### GIVEN TASK
Leaving out every picture, quote the data below exactly as it appears.

-- BEGIN DATA --

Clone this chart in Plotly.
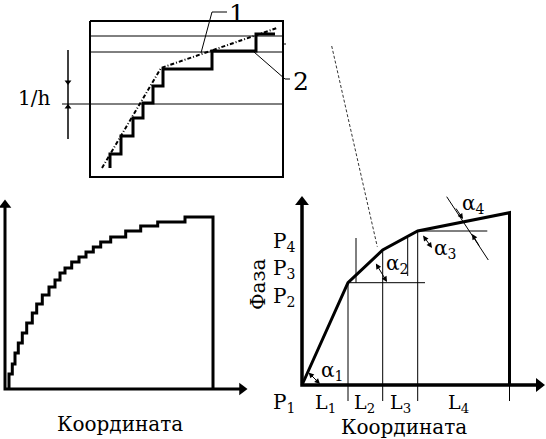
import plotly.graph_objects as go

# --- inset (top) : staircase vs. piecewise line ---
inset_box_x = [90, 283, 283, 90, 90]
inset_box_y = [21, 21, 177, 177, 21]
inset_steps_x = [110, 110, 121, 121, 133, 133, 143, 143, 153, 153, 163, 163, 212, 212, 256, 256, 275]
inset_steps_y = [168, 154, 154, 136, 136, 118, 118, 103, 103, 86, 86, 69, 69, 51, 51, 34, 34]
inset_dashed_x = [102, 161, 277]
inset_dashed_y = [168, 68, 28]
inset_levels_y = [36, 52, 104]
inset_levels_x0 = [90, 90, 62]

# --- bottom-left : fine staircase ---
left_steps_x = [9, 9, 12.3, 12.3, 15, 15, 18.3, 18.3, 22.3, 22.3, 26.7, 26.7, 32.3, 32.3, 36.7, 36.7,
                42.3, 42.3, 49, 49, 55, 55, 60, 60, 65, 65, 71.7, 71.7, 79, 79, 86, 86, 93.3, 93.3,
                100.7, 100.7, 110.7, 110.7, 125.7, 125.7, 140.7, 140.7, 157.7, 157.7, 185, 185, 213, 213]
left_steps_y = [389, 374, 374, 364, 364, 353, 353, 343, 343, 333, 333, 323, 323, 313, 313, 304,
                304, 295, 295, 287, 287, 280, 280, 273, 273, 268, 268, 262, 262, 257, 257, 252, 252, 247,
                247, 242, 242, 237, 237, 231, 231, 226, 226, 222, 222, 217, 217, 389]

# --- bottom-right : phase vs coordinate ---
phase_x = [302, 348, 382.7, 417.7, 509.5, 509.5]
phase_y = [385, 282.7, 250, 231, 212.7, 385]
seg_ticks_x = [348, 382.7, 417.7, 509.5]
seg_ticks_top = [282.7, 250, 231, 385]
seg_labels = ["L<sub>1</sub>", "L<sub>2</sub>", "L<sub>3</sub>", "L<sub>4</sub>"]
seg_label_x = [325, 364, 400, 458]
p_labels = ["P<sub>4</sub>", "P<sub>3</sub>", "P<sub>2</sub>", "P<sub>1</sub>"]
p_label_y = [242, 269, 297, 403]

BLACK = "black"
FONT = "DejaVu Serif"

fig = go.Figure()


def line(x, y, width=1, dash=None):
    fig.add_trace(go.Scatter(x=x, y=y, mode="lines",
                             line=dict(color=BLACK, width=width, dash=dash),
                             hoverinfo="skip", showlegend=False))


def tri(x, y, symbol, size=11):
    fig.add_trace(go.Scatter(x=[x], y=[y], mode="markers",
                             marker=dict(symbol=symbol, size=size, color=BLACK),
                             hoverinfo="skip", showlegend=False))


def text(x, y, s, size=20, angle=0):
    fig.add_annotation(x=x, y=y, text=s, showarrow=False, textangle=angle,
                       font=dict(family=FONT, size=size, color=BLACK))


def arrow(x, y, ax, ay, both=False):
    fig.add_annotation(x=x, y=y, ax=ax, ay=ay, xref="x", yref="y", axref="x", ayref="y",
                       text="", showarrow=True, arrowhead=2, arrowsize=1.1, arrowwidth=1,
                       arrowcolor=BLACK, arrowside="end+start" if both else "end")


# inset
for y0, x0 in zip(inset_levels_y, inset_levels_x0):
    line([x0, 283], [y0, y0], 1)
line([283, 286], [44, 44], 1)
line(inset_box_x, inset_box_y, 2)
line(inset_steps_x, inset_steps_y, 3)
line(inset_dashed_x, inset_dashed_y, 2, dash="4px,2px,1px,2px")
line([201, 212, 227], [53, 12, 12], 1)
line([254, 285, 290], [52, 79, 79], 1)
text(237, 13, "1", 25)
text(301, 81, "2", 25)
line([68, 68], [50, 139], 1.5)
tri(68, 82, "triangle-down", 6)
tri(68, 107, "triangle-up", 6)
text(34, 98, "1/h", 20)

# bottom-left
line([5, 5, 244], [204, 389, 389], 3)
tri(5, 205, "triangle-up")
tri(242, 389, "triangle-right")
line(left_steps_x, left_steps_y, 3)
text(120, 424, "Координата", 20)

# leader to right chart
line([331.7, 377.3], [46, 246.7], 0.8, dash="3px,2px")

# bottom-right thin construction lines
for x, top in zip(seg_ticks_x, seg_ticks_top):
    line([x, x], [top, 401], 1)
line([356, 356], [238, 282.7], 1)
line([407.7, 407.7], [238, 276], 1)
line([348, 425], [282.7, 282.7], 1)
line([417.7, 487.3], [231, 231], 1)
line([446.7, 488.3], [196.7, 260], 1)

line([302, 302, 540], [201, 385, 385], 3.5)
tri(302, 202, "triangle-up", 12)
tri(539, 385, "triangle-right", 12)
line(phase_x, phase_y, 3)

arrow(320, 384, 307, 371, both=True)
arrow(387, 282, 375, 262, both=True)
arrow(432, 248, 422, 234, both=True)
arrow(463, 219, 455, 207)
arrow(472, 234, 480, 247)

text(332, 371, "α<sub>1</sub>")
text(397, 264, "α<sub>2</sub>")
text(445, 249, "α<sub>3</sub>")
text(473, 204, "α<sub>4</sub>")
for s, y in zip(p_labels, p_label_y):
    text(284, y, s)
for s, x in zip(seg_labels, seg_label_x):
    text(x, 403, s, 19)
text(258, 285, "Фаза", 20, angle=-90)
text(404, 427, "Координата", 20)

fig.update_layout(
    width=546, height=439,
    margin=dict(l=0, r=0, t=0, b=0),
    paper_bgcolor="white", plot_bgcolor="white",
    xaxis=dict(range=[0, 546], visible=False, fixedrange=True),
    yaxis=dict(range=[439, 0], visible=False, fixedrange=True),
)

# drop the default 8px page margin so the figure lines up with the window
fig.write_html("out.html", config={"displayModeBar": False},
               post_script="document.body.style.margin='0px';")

-- END DATA --

### EXERCISE SOLUTION
Clone this chart in Plotly.
import plotly.graph_objects as go

# --- inset (top) : staircase vs. piecewise line ---
inset_box_x = [90, 283, 283, 90, 90]
inset_box_y = [21, 21, 177, 177, 21]
inset_steps_x = [110, 110, 121, 121, 133, 133, 143, 143, 153, 153, 163, 163, 212, 212, 256, 256, 275]
inset_steps_y = [168, 154, 154, 136, 136, 118, 118, 103, 103, 86, 86, 69, 69, 51, 51, 34, 34]
inset_dashed_x = [102, 161, 277]
inset_dashed_y = [168, 68, 28]
inset_levels_y = [36, 52, 104]
inset_levels_x0 = [90, 90, 62]

# --- bottom-left : fine staircase ---
left_steps_x = [9, 9, 12.3, 12.3, 15, 15, 18.3, 18.3, 22.3, 22.3, 26.7, 26.7, 32.3, 32.3, 36.7, 36.7,
                42.3, 42.3, 49, 49, 55, 55, 60, 60, 65, 65, 71.7, 71.7, 79, 79, 86, 86, 93.3, 93.3,
                100.7, 100.7, 110.7, 110.7, 125.7, 125.7, 140.7, 140.7, 157.7, 157.7, 185, 185, 213, 213]
left_steps_y = [389, 374, 374, 364, 364, 353, 353, 343, 343, 333, 333, 323, 323, 313, 313, 304,
                304, 295, 295, 287, 287, 280, 280, 273, 273, 268, 268, 262, 262, 257, 257, 252, 252, 247,
                247, 242, 242, 237, 237, 231, 231, 226, 226, 222, 222, 217, 217, 389]

# --- bottom-right : phase vs coordinate ---
phase_x = [302, 348, 382.7, 417.7, 509.5, 509.5]
phase_y = [385, 282.7, 250, 231, 212.7, 385]
seg_ticks_x = [348, 382.7, 417.7, 509.5]
seg_ticks_top = [282.7, 250, 231, 385]
seg_labels = ["L<sub>1</sub>", "L<sub>2</sub>", "L<sub>3</sub>", "L<sub>4</sub>"]
seg_label_x = [325, 364, 400, 458]
p_labels = ["P<sub>4</sub>", "P<sub>3</sub>", "P<sub>2</sub>", "P<sub>1</sub>"]
p_label_y = [242, 269, 297, 403]

BLACK = "black"
FONT = "DejaVu Serif"

fig = go.Figure()


def line(x, y, width=1, dash=None):
    fig.add_trace(go.Scatter(x=x, y=y, mode="lines",
                             line=dict(color=BLACK, width=width, dash=dash),
                             hoverinfo="skip", showlegend=False))


def tri(x, y, symbol, size=11):
    fig.add_trace(go.Scatter(x=[x], y=[y], mode="markers",
                             marker=dict(symbol=symbol, size=size, color=BLACK),
                             hoverinfo="skip", showlegend=False))


def text(x, y, s, size=20, angle=0):
    fig.add_annotation(x=x, y=y, text=s, showarrow=False, textangle=angle,
                       font=dict(family=FONT, size=size, color=BLACK))


def arrow(x, y, ax, ay, both=False):
    fig.add_annotation(x=x, y=y, ax=ax, ay=ay, xref="x", yref="y", axref="x", ayref="y",
                       text="", showarrow=True, arrowhead=2, arrowsize=1.1, arrowwidth=1,
                       arrowcolor=BLACK, arrowside="end+start" if both else "end")


# inset
for y0, x0 in zip(inset_levels_y, inset_levels_x0):
    line([x0, 283], [y0, y0], 1)
line([283, 286], [44, 44], 1)
line(inset_box_x, inset_box_y, 2)
line(inset_steps_x, inset_steps_y, 3)
line(inset_dashed_x, inset_dashed_y, 2, dash="4px,2px,1px,2px")
line([201, 212, 227], [53, 12, 12], 1)
line([254, 285, 290], [52, 79, 79], 1)
text(237, 13, "1", 25)
text(301, 81, "2", 25)
line([68, 68], [50, 139], 1.5)
tri(68, 82, "triangle-down", 6)
tri(68, 107, "triangle-up", 6)
text(34, 98, "1/h", 20)

# bottom-left
line([5, 5, 244], [204, 389, 389], 3)
tri(5, 205, "triangle-up")
tri(242, 389, "triangle-right")
line(left_steps_x, left_steps_y, 3)
text(120, 424, "Координата", 20)

# leader to right chart
line([331.7, 377.3], [46, 246.7], 0.8, dash="3px,2px")

# bottom-right thin construction lines
for x, top in zip(seg_ticks_x, seg_ticks_top):
    line([x, x], [top, 401], 1)
line([356, 356], [238, 282.7], 1)
line([407.7, 407.7], [238, 276], 1)
line([348, 425], [282.7, 282.7], 1)
line([417.7, 487.3], [231, 231], 1)
line([446.7, 488.3], [196.7, 260], 1)

line([302, 302, 540], [201, 385, 385], 3.5)
tri(302, 202, "triangle-up", 12)
tri(539, 385, "triangle-right", 12)
line(phase_x, phase_y, 3)

arrow(320, 384, 307, 371, both=True)
arrow(387, 282, 375, 262, both=True)
arrow(432, 248, 422, 234, both=True)
arrow(463, 219, 455, 207)
arrow(472, 234, 480, 247)

text(332, 371, "α<sub>1</sub>")
text(397, 264, "α<sub>2</sub>")
text(445, 249, "α<sub>3</sub>")
text(473, 204, "α<sub>4</sub>")
for s, y in zip(p_labels, p_label_y):
    text(284, y, s)
for s, x in zip(seg_labels, seg_label_x):
    text(x, 403, s, 19)
text(258, 285, "Фаза", 20, angle=-90)
text(404, 427, "Координата", 20)

fig.update_layout(
    width=546, height=439,
    margin=dict(l=0, r=0, t=0, b=0),
    paper_bgcolor="white", plot_bgcolor="white",
    xaxis=dict(range=[0, 546], visible=False, fixedrange=True),
    yaxis=dict(range=[439, 0], visible=False, fixedrange=True),
)

# drop the default 8px page margin so the figure lines up with the window
fig.write_html("out.html", config={"displayModeBar": False},
               post_script="document.body.style.margin='0px';")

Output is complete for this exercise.